As in example 8, a UK company owns and has developed valuable intangibles. The parent company produces a transfer pricing report to support the application of a cost plus reward to the UK company. The functional analysis included in the report contains a number of material inaccuracies and does not reflect the way in which the UK business operates.

HMRC will consider that the inaccuracies are deliberate where it is clear that the UK directors have accepted the report knowing that the business does not operate in the way it is described in the functional analysis and where the application of the transfer pricing policy produces a UK tax advantage.

A deliberate and concealed inaccuracy should be reported to the Evasion Referral Team (ERT): see alsoCH27150. It occurs where a document containing a deliberate inaccuracy is given to HMRC and active steps have been taken to hide the inaccuracy either before or after the document has been sent to us. As well as deliberately recording an inaccuracy, the person has to take active steps to cover their tracks by making arrangements to conceal the inaccuracy.

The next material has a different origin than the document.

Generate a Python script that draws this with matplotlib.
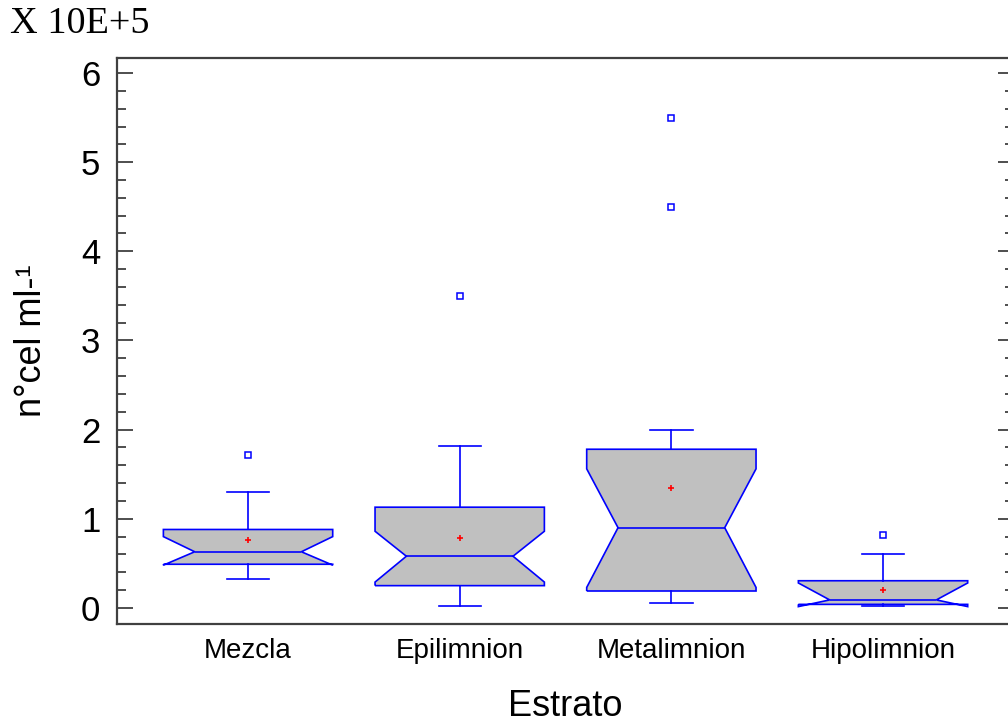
import matplotlib
matplotlib.use("Agg")
import matplotlib.pyplot as plt
from matplotlib.path import Path
from matplotlib.ticker import MultipleLocator
import numpy as np

# cell counts per stratum, in units of 10^5 cel/ml
estratos = ['Mezcla', 'Epilimnion', 'Metalimnion', 'Hipolimnion']
q1 = [0.49, 0.25, 0.19, 0.04]
med = [0.63, 0.58, 0.90, 0.09]
q3 = [0.88, 1.13, 1.78, 0.305]
whislo = [0.33, 0.02, 0.06, 0.02]
whishi = [1.30, 1.82, 2.00, 0.61]
means = [0.76, 0.79, 1.35, 0.20]
cilo = [0.48, 0.29, 0.23, 0.015]
cihi = [0.80, 0.86, 1.56, 0.28]
fliers = [[1.71], [3.50], [4.50, 5.50], [0.82]]

plt.rcParams['font.family'] = ['Liberation Sans', 'DejaVu Sans']

stats = []
for i, name in enumerate(estratos):
    stats.append(dict(label=name, med=med[i], q1=q1[i], q3=q3[i],
                      whislo=whislo[i], whishi=whishi[i], mean=means[i],
                      cilo=cilo[i], cihi=cihi[i], fliers=np.array(fliers[i])))

fig = plt.figure(figsize=(10.08, 7.27), dpi=100)
ax = fig.add_axes([0.1161, 0.1417, 0.8899, 0.7792])

blue = '#0000ff'
width = 0.8
positions = [1, 2, 3, 4]
bp = ax.bxp(stats, positions=positions, widths=width, capwidths=0.2,
            shownotches=True, showmeans=True, patch_artist=True,
            boxprops=dict(facecolor='#c0c0c0', edgecolor=blue, linewidth=1.2),
            whiskerprops=dict(color=blue, linewidth=1.2),
            capprops=dict(color=blue, linewidth=1.2),
            medianprops=dict(color=blue, linewidth=1.2),
            meanprops=dict(marker='+', markeredgecolor='red', markersize=5,
                           markeredgewidth=1.2),
            flierprops=dict(marker='s', markerfacecolor='none',
                            markeredgecolor=blue, markersize=4,
                            markeredgewidth=1.1))

# deeper notches than the bxp default
notch = 0.315 * width
for pos, box, line in zip(positions, bp['boxes'], bp['medians']):
    verts = box.get_path().vertices.copy()
    verts[3, 0] = pos + notch
    verts[8, 0] = pos - notch
    box.set_path(Path(verts))
    line.set_xdata([pos - notch, pos + notch])

ax.set_xlim(0.381, 4.619)
ax.set_ylim(-0.18, 6.174)

ax.set_xticks(positions, estratos)
ax.tick_params(axis='x', length=0, pad=10, labelsize=20)

ax.yaxis.set_major_locator(MultipleLocator(1))
ax.yaxis.set_minor_locator(MultipleLocator(0.2))
ax.tick_params(axis='y', which='major', direction='in', length=11.5,
               width=1.3, color='#404040', left=True, right=True,
               labelsize=25, pad=12)
ax.tick_params(axis='y', which='minor', direction='in', length=6.5,
               width=1.3, color='#404040', left=True, right=True)

for sp in ax.spines.values():
    sp.set_color('#404040')
    sp.set_linewidth(1.6)

ax.set_ylabel('n°cel ml-¹', fontsize=26, labelpad=23)
ax.set_xlabel('Estrato', fontsize=26, labelpad=18)

fig.text(10 / 1008, 1 - 24 / 727, 'X 10E+5', family='Liberation Serif',
         fontsize=27.5, va='center', ha='left')

fig.savefig('out.png', dpi=100)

CH81160 contains examples of the types of actions which HMRC will regard as concealment. In the transfer pricing arena, these could include:

  • invoice routing, for example the purported sale or purchase of goods through a tax haven company with no activity undertaken by that company even though contracts exist showing the contrary. As a result, non-arm’s length prices are paid and profits arise to a company which are clearly out of line with the profile of risks, functions and assets.
  • creating false invoices to support inaccurate figures in the return
  • backdating or postdating contracts or invoices where there is no evidence that the recorded arrangements were in place during that period
  • creating false minutes of meetings or minutes of fictitious meetings
  • destroying books and records so that they are not available.